We are pleased that you called Mr. Thouvenel’s attention to the mischievous paragraph in the Moniteur, because it has drawn out renewed and most satisfactory assurances of the friendly feelings and good wishes of the government of France. At the same time, it is but just to ourselves that you shall now inform Mr. Thouvenel that it is our settled habit never to overhear what the press, or the ministers, or even the monarch of a foreign country with which we are in amity, says concerning us, and never to ask any explanations so long as such observations are not directly communicated by the government itself to us, and it, at the same time, discharges all its customary functions without hostility or injury to us. Our reasons for this are that we know, first, there are state necessities which do not always permit, in any country, the practice of entire frankness concerning foreign questions; secondly, that unguarded and inconsiderate expressions, even by persons in high authority, ought not to disturb established and harmonious relations between friendly nations; and, thirdly, that we know that the maintenance of our rights and character depend, as they ought, chiefly on our own fidelity to ourselves, and very little on the favorable opinion of even the most candid and liberal nations.
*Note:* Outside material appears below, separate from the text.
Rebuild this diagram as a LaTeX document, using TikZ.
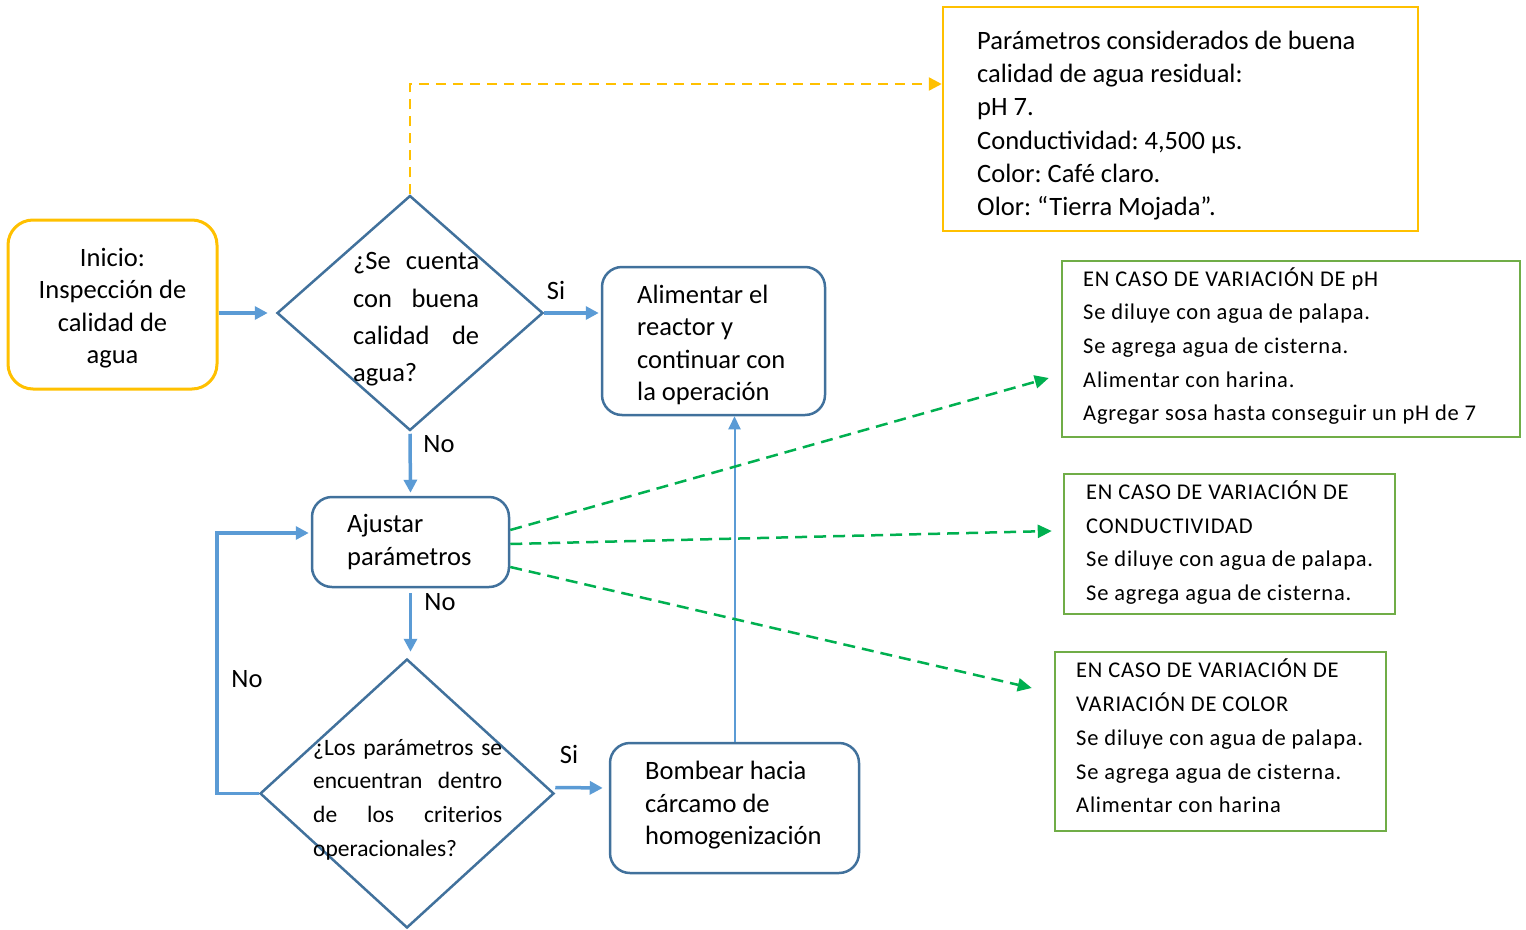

Friendship towards, and confidence in, the good will of France towards us are settled habits of mind on the part of the American people. If anything is hastily written or spoken on either side that would seem to indicate a different sentiment, it is wise to let it pass without sensibility, and certainly without querulous animadversion.

Mr. Burlingame will, before this time, have been advised of his appointment as minister to China. His delay at Paris is approved in consideration of the peculiar circumstances of the case.

I am, sir, respectfully, your obedient servant,

WILLIAM H. SEWARD.

William L. Dayton, Esq., &c., &c., &c.